Business Context
NovaDesk, a SaaS support platform, is building a GenAI assistant that answers customer questions from product documentation, release notes, and historical support articles. The team wants you to justify which embeddings to use and implement an evaluation pipeline for retrieval quality.
Data
- Corpus size: 180,000 documents split into ~1.4M chunks
- Text length: 30-1,200 words per document; chunk size target 200-400 tokens
- Language: English only
- Query volume: ~25,000 user questions per day
- Labels available: 12,000 query-document relevance pairs from support logs
- Class balance: Highly sparse relevance; most retrieved chunks are non-relevant
Success Criteria
A good solution should improve semantic retrieval over a TF-IDF baseline, achieve strong ranking quality on held-out relevance pairs, and support production inference with p95 embedding latency under 80 ms per query.
Constraints
- Must run in a VPC; no external API calls at inference time
- Index must fit on a single CPU search node plus one GPU box for offline embedding jobs
- Weekly re-indexing is acceptable; full retraining is not
Requirements
- Build a retrieval pipeline for a GenAI assistant using dense embeddings.

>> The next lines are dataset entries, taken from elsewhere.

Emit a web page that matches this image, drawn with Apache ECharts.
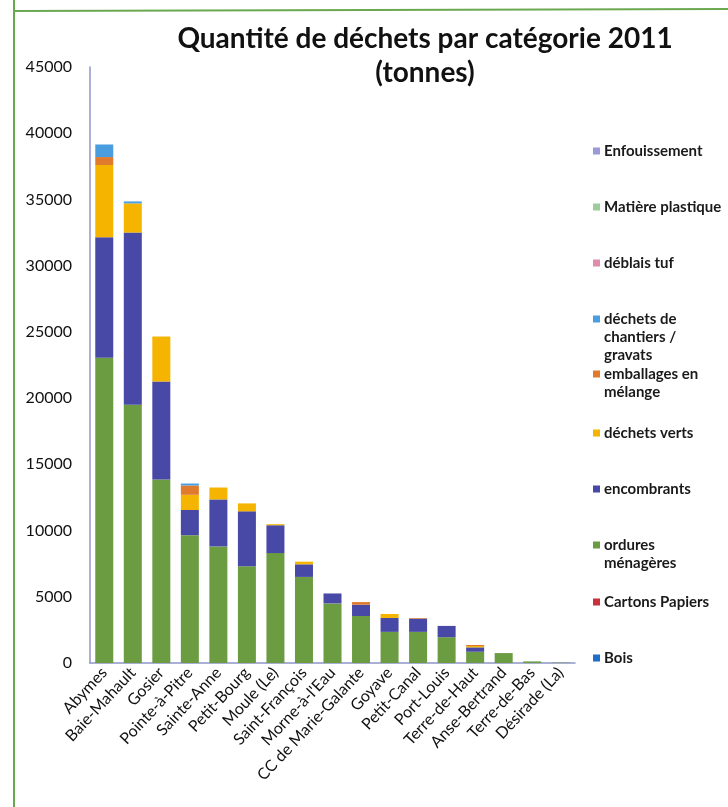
<!DOCTYPE html>
<html>
<head>
<meta charset="utf-8">
<script src="https://cdn.jsdelivr.net/npm/echarts@6/dist/echarts.min.js"></script>
<style>
  html, body { margin: 0; padding: 0; background: #ffffff; }
  #chart { width: 728px; height: 807px; }
</style>
</head>
<body>
<div id="chart"></div>
<script>
// Communes (x axis)
const communes = ['Abymes', 'Baie-Mahault', 'Gosier', 'Pointe-à-Pitre', 'Sainte-Anne', 'Petit-Bourg',
  'Moule (Le)', 'Saint-François', "Morne-à-l'Eau", 'CC de Marie-Galante', 'Goyave', 'Petit-Canal',
  'Port-Louis', 'Terre-de-Haut', 'Anse-Bertrand', 'Terre-de-Bas', 'Désirade (La)'];

// Tonnages per category (stacked from bottom to top)
const bois              = [0, 0, 0, 0, 0, 0, 0, 0, 0, 0, 0, 0, 0, 0, 0, 0, 0];
const cartonsPapiers    = [0, 0, 0, 0, 0, 0, 0, 0, 0, 0, 0, 0, 0, 0, 0, 0, 0];
const orduresMenageres  = [23050, 19500, 13850, 9650, 8800, 7300, 8300, 6500, 4500, 3550, 2350, 2350, 1950, 850, 750, 120, 30];
const encombrants       = [9100, 13000, 7400, 1900, 3550, 4150, 2100, 950, 750, 850, 1050, 1000, 850, 330, 0, 0, 0];
const dechetsVerts      = [5450, 2200, 3400, 1150, 900, 600, 80, 200, 0, 0, 300, 0, 0, 100, 0, 0, 0];
const emballages        = [600, 0, 0, 700, 0, 0, 0, 0, 0, 200, 0, 50, 0, 80, 0, 0, 0];
const chantiersGravats  = [950, 150, 0, 150, 0, 0, 0, 0, 0, 0, 0, 0, 0, 0, 0, 0, 0];
const deblaisTuf        = [0, 0, 0, 0, 0, 0, 0, 0, 0, 0, 0, 0, 0, 0, 0, 0, 0];
const matierePlastique  = [0, 0, 0, 0, 0, 0, 0, 0, 0, 0, 0, 0, 0, 0, 0, 0, 0];
const enfouissement     = [0, 0, 0, 0, 0, 0, 0, 0, 0, 0, 0, 0, 0, 0, 0, 0, 0];

// Y axis ticks
const yMin = 0, yMax = 45000, yStep = 5000;

// Stack order bottom -> top; y = vertical position of the legend entry's first line
const layers = [
  { name: 'Bois',                 data: bois,             color: '#1f6fc8', lines: 1, y: 658 },
  { name: 'Cartons Papiers',      data: cartonsPapiers,   color: '#c8303c', lines: 1, y: 602 },
  { name: 'ordures\nménagères',   data: orduresMenageres, color: '#6b9c42', lines: 2, y: 545 },
  { name: 'encombrants',          data: encombrants,      color: '#4848a6', lines: 1, y: 489 },
  { name: 'déchets verts',        data: dechetsVerts,     color: '#f4b400', lines: 1, y: 433 },
  { name: 'emballages en\nmélange', data: emballages,     color: '#e07a2c', lines: 2, y: 374 },
  { name: 'déchets de\nchantiers /\ngravats', data: chantiersGravats, color: '#4a9ee0', lines: 3, y: 319 },
  { name: 'déblais tuf',          data: deblaisTuf,       color: '#e08cac', lines: 1, y: 263 },
  { name: 'Matière plastique',    data: matierePlastique, color: '#9ccc9c', lines: 1, y: 207 },
  { name: 'Enfouissement',        data: enfouissement,    color: '#9a9ad8', lines: 1, y: 151 }
];

// One legend block per entry; the swatch sits beside the first text line
const LH = 18;
const legends = layers.map(l => {
  const h = l.lines * LH;
  const icon = 'path://M0,0L0.01,0M0,5.5H7V12.5H0ZM0,' + h + 'L0.01,' + h;
  return {
    data: [{ name: l.name, icon: icon }],
    orient: 'vertical',
    left: 593,
    top: l.y - LH / 2,
    padding: 0,
    itemWidth: 7,
    itemHeight: h,
    itemGap: 0,
    selectedMode: false,
    textStyle: {
      fontFamily: 'Lato',
      fontWeight: 'bold',
      fontSize: 15,
      color: '#1a1a1a',
      lineHeight: LH,
      padding: [0, 0, 0, -1]
    }
  };
});

const chart = echarts.init(document.getElementById('chart'), null, { renderer: 'canvas' });
chart.setOption({
  backgroundColor: '#ffffff',
  animation: false,
  title: {
    text: 'Quantité de déchets par catégorie 2011\n(tonnes)',
    left: 420,
    top: 17,
    textAlign: 'center',
    textStyle: {
      fontFamily: 'Lato',
      fontWeight: 'bold',
      fontSize: 28,
      lineHeight: 34,
      color: '#111111'
    }
  },
  legend: legends,
  graphic: [
    { type: 'line', shape: { x1: 14, y1: 0, x2: 14, y2: 807 }, style: { stroke: '#6aa84f', lineWidth: 2 } },
    { type: 'line', shape: { x1: 14, y1: 11, x2: 728, y2: 9 }, style: { stroke: '#6aa84f', lineWidth: 2 } }
  ],
  grid: { left: 90, top: 67, width: 485, height: 596, containLabel: false },
  xAxis: {
    type: 'category',
    data: communes,
    axisLine: { show: true, lineStyle: { color: '#8f96c8', width: 1.5 } },
    axisTick: { show: false },
    axisLabel: {
      interval: 0,
      rotate: 47,
      margin: 7,
      fontFamily: 'Lato',
      fontSize: 16,
      color: '#111111'
    }
  },
  yAxis: {
    type: 'value',
    min: yMin,
    max: yMax,
    interval: yStep,
    splitLine: { show: false },
    axisLine: { show: true, lineStyle: { color: '#8f96c8', width: 1.5 } },
    axisTick: { show: false },
    axisLabel: {
      margin: 18,
      fontFamily: 'Lato',
      fontSize: 16,
      color: '#111111',
      formatter: v => String(v)
    }
  },
  series: layers.map(l => ({
    name: l.name,
    type: 'bar',
    stack: 'total',
    data: l.data,
    barWidth: 18,
    itemStyle: { color: l.color },
    emphasis: { disabled: true }
  }))
});
</script>
</body>
</html>
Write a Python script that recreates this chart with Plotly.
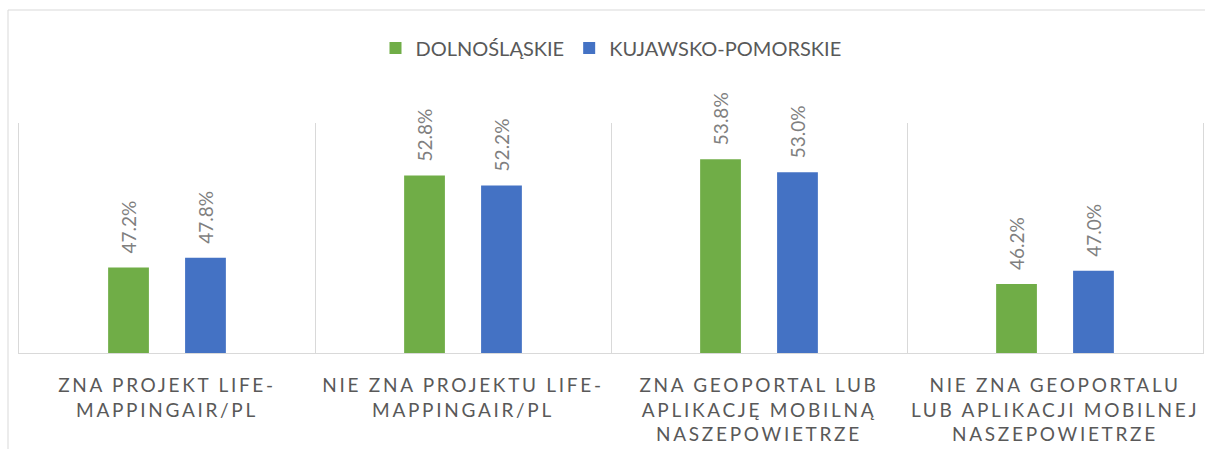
import plotly.graph_objects as go

categories = [
    "ZNA PROJEKT LIFE-<br>MAPPINGAIR/PL",
    "NIE ZNA PROJEKTU LIFE-<br>MAPPINGAIR/PL",
    "ZNA GEOPORTAL LUB<br>APLIKACJĘ MOBILNĄ<br>NASZEPOWIETRZE",
    "NIE ZNA GEOPORTALU<br>LUB APLIKACJI MOBILNEJ<br>NASZEPOWIETRZE",
]
series_names = ["DOLNOŚLĄSKIE", "KUJAWSKO-POMORSKIE"]
dolnoslaskie = [47.2, 52.8, 53.8, 46.2]
kujawsko = [47.8, 52.2, 53.0, 47.0]
colors = ["#70AD47", "#4472C4"]

FONT = "Lato"
L, R, T, B = 19, 2, 123, 96
W, H = 1205, 449
plot_w = W - L - R
plot_h = H - T - B

fig = go.Figure()
for name, vals, col in zip(series_names, [dolnoslaskie, kujawsko], colors):
    fig.add_trace(go.Bar(x=categories, y=vals, name=name,
                         marker=dict(color=col, line=dict(width=0))))

# data labels
slot_px = plot_w / len(categories) * (1 - 0.48) / 2
for k, vals in enumerate([dolnoslaskie, kujawsko]):
    shift = (-0.5 + k) * slot_px
    for cat, v in zip(categories, vals):
        fig.add_annotation(x=cat, y=v, xref="x", yref="y", text=f"{v:.1f}%",
                           textangle=-90, showarrow=False, xshift=shift,
                           yanchor="bottom", yshift=12,
                           font=dict(family=FONT, size=19, color="#7F7F7F"))

# outer chart frame
fig.add_shape(type="line", xref="paper", yref="paper",
              x0=(8 - L) / plot_w, x1=(8 - L) / plot_w,
              y0=(T + plot_h - 10) / plot_h, y1=-1,
              line=dict(color="#D9D9D9", width=1))
fig.add_shape(type="line", xref="paper", yref="paper",
              x0=(8 - L) / plot_w, x1=1.1,
              y0=(T + plot_h - 10) / plot_h, y1=(T + plot_h - 10) / plot_h,
              line=dict(color="#D9D9D9", width=1))

fig.update_layout(
    width=W, height=H,
    margin=dict(l=L, r=R, t=T, b=B, autoexpand=False),
    paper_bgcolor="white", plot_bgcolor="white",
    barmode="group", bargap=0.48, bargroupgap=0.47,
    font=dict(family=FONT, color="#595959"),
    legend=dict(orientation="h", x=(611 - L) / plot_w, xanchor="center",
                y=(T + plot_h - 48) / plot_h, yanchor="middle",
                font=dict(family=FONT, size=20, color="#595959"),
                itemwidth=30, traceorder="normal"),
    xaxis=dict(type="category", categoryorder="array", categoryarray=categories,
               tickson="boundaries", ticks="", showgrid=True,
               gridcolor="#D9D9D9", gridwidth=1,
               showline=True, linecolor="#D9D9D9", linewidth=1,
               tickfont=dict(family=FONT, size=19, color="#595959"),
               ticklabelstandoff=15, automargin=False),
    yaxis=dict(range=[42, 56], showgrid=False, showticklabels=False,
               zeroline=False, showline=True, mirror=True,
               linecolor="#D9D9D9", linewidth=1, ticks=""),
)

post = """
document.body.style.margin='0';
var s=document.createElement('style');
s.innerHTML='body{margin:0;} .xtick text{letter-spacing:2.7px;}';
document.head.appendChild(s);
"""
fig.write_html("out.html", post_script=post, config={"displayModeBar": False})
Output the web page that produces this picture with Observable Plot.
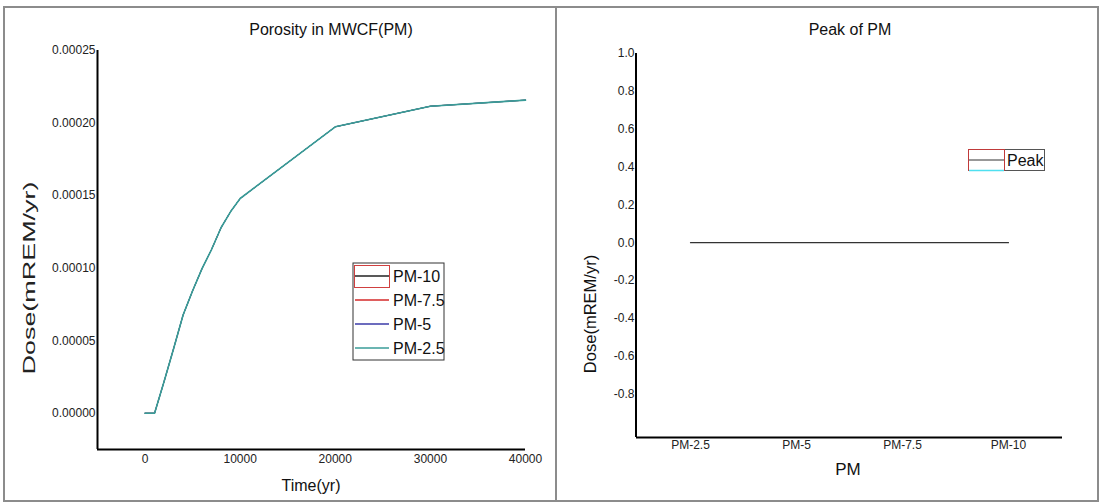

- Compare at least two embedding approaches, including one sentence-transformer model.
- Define a realistic chunking and preprocessing strategy for technical documentation.
- Implement indexing, retrieval, and offline evaluation in modern Python.
- Explain when you would choose domain-specific embeddings, general-purpose embeddings, or TF-IDF hybrids.
- Report retrieval metrics and recommend one production-ready embedding approach.